I got curious about what 'slot wrapper' objects are after I encountered them in FindingMethodProviderII, so I went digging in the CPython source. It turns out that the answer requires understanding the internal structure of CPython.
Python types written in C start with a big structure that defines
various details about them, including a large number of pointers to
functions that implement various basic operations such as deallocating
objects of this type, getting and setting attributes, comparison, and
so on.

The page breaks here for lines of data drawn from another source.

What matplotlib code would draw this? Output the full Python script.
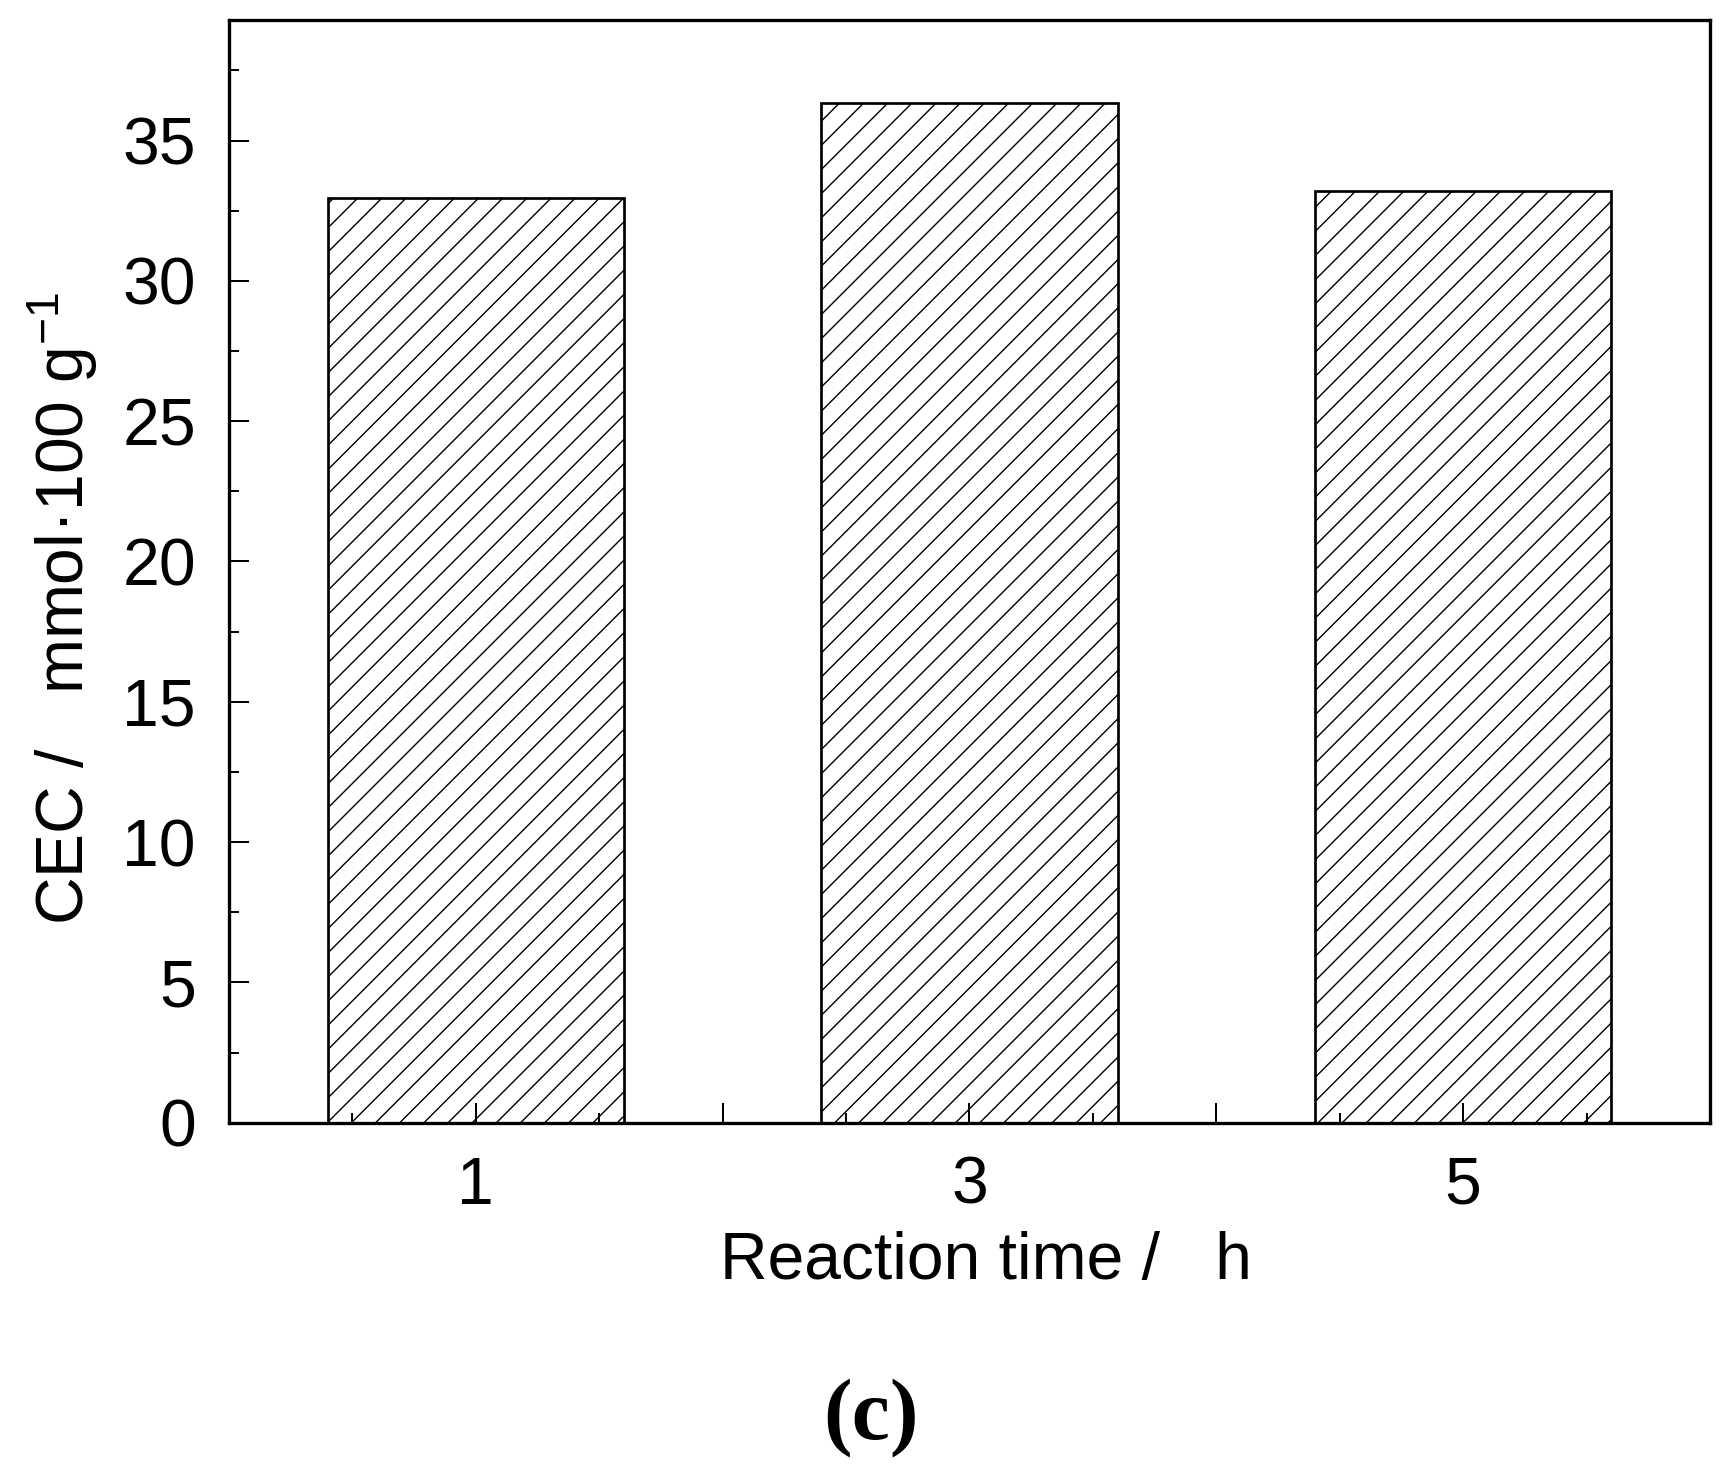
import matplotlib
matplotlib.use('Agg')
import matplotlib.pyplot as plt
from matplotlib.ticker import MultipleLocator

# Daten
reaction_time = [1, 3, 5]
cec_values = [32.95, 36.33, 33.19]
xtick_pos = [1, 2, 3, 4, 5]
xtick_labels = ['1', '', '3', '', '5']

DPI = 145


def pt(px):
    # Pixel -> Punkte bei gegebener DPI
    return px * 72 / DPI


plt.rcParams['font.family'] = ['Liberation Sans', 'DejaVu Sans']
plt.rcParams['mathtext.fontset'] = 'custom'
plt.rcParams['mathtext.rm'] = 'Liberation Sans'
plt.rcParams['mathtext.default'] = 'regular'
plt.rcParams['hatch.linewidth'] = pt(1.4)

fig = plt.figure(figsize=(1724 / DPI, 1480 / DPI), dpi=DPI)
ax = fig.add_axes([0.1327, 0.2414, 0.8592, 0.7452])

ax.bar(reaction_time, cec_values, width=1.2, color='white', edgecolor='black',
       linewidth=pt(2.7), hatch='//')

ax.set_xlim(0, 6)
ax.set_ylim(0, 39.3)
ax.set_xticks(xtick_pos, labels=xtick_labels)
ax.xaxis.set_minor_locator(MultipleLocator(0.5))
ax.yaxis.set_major_locator(MultipleLocator(5))
ax.yaxis.set_minor_locator(MultipleLocator(2.5))

fs = pt(66)
ax.tick_params(which='both', direction='in', top=False, right=False,
               labelsize=fs, width=pt(2))
ax.tick_params(which='major', length=pt(20), pad=pt(33))
ax.tick_params(which='minor', length=pt(10))
for s in ax.spines.values():
    s.set_linewidth(pt(3.3))

ax.set_xlabel('Reaction time /   h', fontsize=fs)
ax.xaxis.set_label_coords(0.511, -0.098)
ax.set_ylabel('CEC /   mmol·100 g$^{-1}$', fontsize=fs)
ax.yaxis.set_label_coords(-0.087, 0.466)

fig.text(871 / 1724, 1 - 1418 / 1480, '(c)', fontsize=pt(86), fontweight='bold',
         family='Liberation Serif', ha='center', va='center')

plt.savefig('out.png', dpi=DPI)
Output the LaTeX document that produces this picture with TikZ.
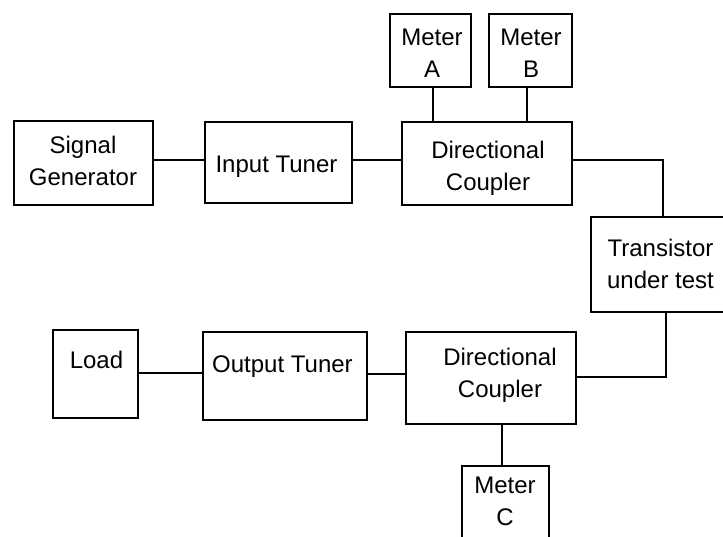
\documentclass[tikz,border=0pt]{standalone}
\usepackage{fontspec}
\setmainfont{Liberation Sans}
\begin{document}
\begin{tikzpicture}[x=1pt,y=-1pt,
  box/.style={draw, line width=1.8pt, rectangle, inner sep=0pt},
  lbl/.style={font=\fontsize{24}{31.5}\selectfont, align=center, anchor=base, inner sep=0pt},
  wire/.style={line width=1.8pt}]
\fill[white] (0,0) rectangle (723,536);
\useasboundingbox (0,0) rectangle (723,536);
% boxes
\node[box, minimum width=139pt, minimum height=84pt] (sg) at (83.5,163) {};
\node[box, minimum width=147pt, minimum height=81pt] (it) at (278.5,162.5) {};
\node[box, minimum width=170pt, minimum height=83pt] (dc1) at (487,163.5) {};
\node[box, minimum width=81pt, minimum height=73pt] (ma) at (430.5,50.5) {};
\node[box, minimum width=83pt, minimum height=73pt] (mb) at (530.5,50.5) {};
\node[box, minimum width=139pt, minimum height=95pt] (tr) at (660.5,264.5) {};
\node[box, minimum width=85pt, minimum height=88pt] (ld) at (95.5,374) {};
\node[box, minimum width=164pt, minimum height=88pt] (ot) at (285,376) {};
\node[box, minimum width=170pt, minimum height=92pt] (dc2) at (491,378) {};
\node[box, minimum width=87pt, minimum height=94pt] (mc) at (505.5,513) {};
% texts (base anchor = baseline of the last line)
\node[lbl] (tsg) at (83,185) {Signal\\Generator};
\node[lbl] (tit) at (276.5,172) {Input Tuner};
\node[lbl] (tdc1) at (488,190) {Directional\\Coupler};
\node[lbl] (tma) at (432,77) {Meter\\A};
\node[lbl] (tmb) at (531,77) {Meter\\B};
\node[lbl] (ttr) at (660.5,288) {Transistor\\under test};
\node[lbl] (tld) at (96.5,368) {Load};
\node[lbl, anchor=base west] (tot) at (212,372) {Output Tuner};
\node[lbl] (tdc2) at (500,397) {Directional\\Coupler};
\node[lbl] (tmc) at (505,525) {Meter\\C};
% connectors
\draw[wire] ([yshift=3pt]sg.east) -- ([yshift=2.5pt]it.west);
\draw[wire] ([yshift=2.5pt]it.east) -- ([yshift=3.5pt]dc1.west);
\draw[wire] ([xshift=2.5pt]ma.south) -- ([xshift=-54pt]dc1.north);
\draw[wire] ([xshift=-3.5pt]mb.south) -- ([xshift=40pt]dc1.north);
\draw[wire] ([yshift=3.5pt]dc1.east) -| ([xshift=2.5pt]tr.north);
\draw[wire] ([xshift=5.5pt]tr.south) |- ([yshift=1pt]dc2.east);
\draw[wire] ([yshift=4pt]dc2.west) -- ([yshift=2pt]ot.east);
\draw[wire] ([yshift=3pt]ot.west) -- ([yshift=1pt]ld.east);
\draw[wire] ([xshift=11pt]dc2.south) -- ([xshift=-3.5pt]mc.north);
\end{tikzpicture}
\end{document}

Many but not all of these correspond to Python level canonical
methods like __repr__; however, when CPython actually calls these
core functions it doesn't go through a Python-level method lookup
and instead makes a direct call to the C function pointed to by, eg,
type->tp_repr.
As a service, the CPython core that registers a new type automatically
creates a __dict__ object and populates it with names for all of the
function slot pointers that correspond to the canonical methods, so that
you can actually do things like get and invoke the __init__ function
of a built in type. These names can't point directly to the C functions;
instead they point to (you guessed it) special 'slot wrapper' objects,
which encapsulate all the information necessary to actually call the C
functions from Python.
The one exception to this is __new__, which is done differently for
reasons that I'll cover in a future entry.